What’s proposed in south Bristol is not a major road artery but a little dual carrigeway that’ll be overwhelmed with traffic the moment it opens. Are we seriously expected to believe that major companies will locate there? Where would you locate your firm? In North Bristol with direct connections to the M4/M5 or on a congested dual carriageway to the south, ten miles from the nearest decent road?
If these road builders were really serious about economically regenerating south Bristol through transport links – rather than just providing a handy little through road for airport traffic across some of Bristol’s poorest communities – they would be proposing an M4/M5 southern link. That’s a proper motorway connecting the M4 and M5 to the south of the city that would deal with airport traffic, ease congested holiday traffic travelling to the south west and provide the kind of transport connections major business need.
Of course there’s no sign of such a proposal because such a road would have to go through the Mendips where all the rich people live. The real Swampies and Nimbys like senior planning officers, wealthy road building civil engineers, pilots and the rest of the technocratic elite living in their convenient countryside idyll aren’t about to have that disturbed are they?
Besides surely it’s madness to run a motorway through the green and pleasant Mendips owned by the rich? But then why isn’t it madness to run a road through Barton Hill? Easton? Hartcliffe? St Pauls? Withywood? The places occupied by the poor?
Hey this is pretty good! I agree with the larger part of it (though I would not build any new motorways)!
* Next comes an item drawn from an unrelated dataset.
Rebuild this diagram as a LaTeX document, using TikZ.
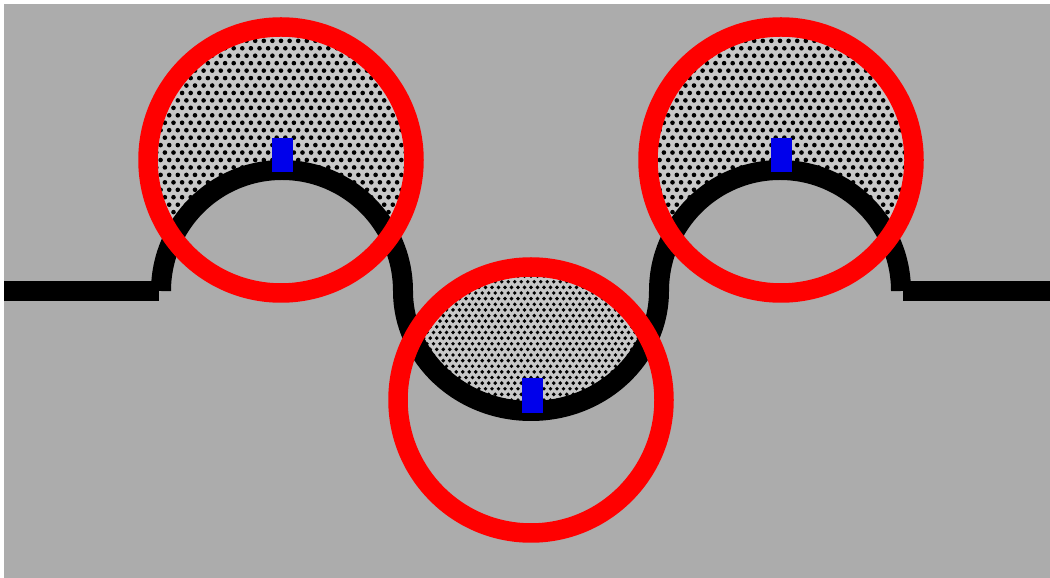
\documentclass[tikz,border=0pt]{standalone}
\definecolor{bggray}{RGB}{172,172,172}
\definecolor{dotbg}{RGB}{200,200,200}
\definecolor{ringred}{RGB}{255,0,0}
\definecolor{markblue}{RGB}{0,0,235}
% #1,#2 centre; #3 horizontal spacing; #4 dot radius; #5 count
\newcommand\mydotfield[5]{%
  \foreach \j in {-#5,...,#5}{%
    \pgfmathsetmacro\off{mod(abs(\j),2)*#3/2}%
    \foreach \i in {-#5,...,#5}{%
      \fill[black] ({#1+\i*#3+\off},{#2+\j*#3*0.866}) circle[radius=#4pt];
    }%
  }%
}
\tikzset{
  curve/.style={line width=20pt, line cap=butt, line join=round, black},
  ring/.style={line width=19.5pt, ringred},
  marker/.style={fill=markblue, draw=none}
}
\begin{document}
\begin{tikzpicture}[x=1pt,y=1pt]
\useasboundingbox (0,0) rectangle (1050,578);
\fill[white] (0,0) rectangle (1050,578);
\fill[bggray] (4,0) rectangle (1050,574);
% dotted areas above the curve inside each ring
\begin{scope}
  \clip (0,287) -- (161,287) arc[start angle=180,end angle=0,radius=121pt]
        arc[start angle=180,end angle=360,x radius=128pt,y radius=120pt]
        arc[start angle=180,end angle=0,radius=121pt]
        -- (1050,287) -- (1050,578) -- (0,578) -- cycle;
  \begin{scope}
    \clip (281,418) circle[radius=134pt];
    \fill[dotbg] (281,418) circle[radius=134pt];
    \mydotfield{281}{418}{8.6}{2.3}{18}
  \end{scope}
  \begin{scope}
    \clip (531,178) circle[radius=134pt];
    \fill[dotbg] (531,178) circle[radius=134pt];
    \mydotfield{531}{178}{6.5}{1.95}{24}
  \end{scope}
  \begin{scope}
    \clip (780,418) circle[radius=134pt];
    \fill[dotbg] (780,418) circle[radius=134pt];
    \mydotfield{780}{418}{8.6}{2.3}{18}
  \end{scope}
\end{scope}
% black curve
\coordinate (lstart) at (4,287);
\coordinate (lend) at (159,287);
\coordinate (rstart) at (903,287);
\coordinate (rend) at (1050,287);
\coordinate (cstart) at (161,287);
\draw[curve] (lstart) -- (lend);
\draw[curve] (rstart) -- (rend);
\draw[curve] (cstart) arc[start angle=180,end angle=0,radius=121pt]
      arc[start angle=180,end angle=360,x radius=128pt,y radius=120pt]
      arc[start angle=180,end angle=0,radius=121pt];
% blue markers
\fill[marker] (272,406) rectangle (293,440);
\fill[marker] (771,406) rectangle (792,440);
\fill[marker] (522,165) rectangle (543,200);
% red rings
\draw[ring] (281,418) circle[radius=133pt];
\draw[ring] (531,178) circle[radius=133pt];
\draw[ring] (781,418) circle[radius=133pt];
\end{tikzpicture}
\end{document}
Vowlsie and Blogger UNITE!
Anyone that begins by having a go at Ryanair’s boss is highly likely to get my sympathy for a start! He chooses only figures that back his case, since its not only aircraft carbon emissions that cause climate change – its also nitrogen oxides and water vapour emitted high in the atmosphere that increases the warming effects still further. He ignores both the rate of growth of air travel (cheap fares stimulated…) and the % contribution to household environmental impact of air travel eg for my own household (zero flights last yr) if we had flown to say, Florida and back our footprint would have risen by 38%!
The poorest in the world are suffering most from climate change whilst the richest, like Ryanair boss O’Leary get even richer.
I agree hugely with your thoughts on this issue. Just one thing, though, not all dwellers in the Mendips are super-rich people, nor are they all rich in the villages that lie close to the airport. I moved into mine twenty-five years ago as a newly-married Somerset-born person, not exactly flush with cash. The airport at that time was a pokey little backwater, with it’s dreams of unending wealth not even formed.
Now the village is blighted day and night with traffic rushing to and fro, many of them airport taxis and leisure-trippers. No, I’m not happy about any of it, and with the Core Development about to add another 9000 houses to SW Bristol over the next 20 years, things can only get worse.
Naturally I’m looking at the expansion from another residential point of view, but the same thing is common to both….expansion of this airport will destroy. Your communities, and the ones I live close to, rich or poor alike.
Lulsgate always was going to be a bloody crazy place to build a huge airport. Miles from a rail-link, miles from a motorway junction; no thought given to the local villages and their narrow roads creating congestion.
O’Leary is the type of person who cares nought for his effects on people and environment; in fact, the same can be said for all large businesses.
It’s no surprise that North Somerset council has harrassed the airport bosses by pointing out that, if other businesses are expected to cut their CO2 emissions, then giving a green light for airport expansion is a direct contradiction of government policy.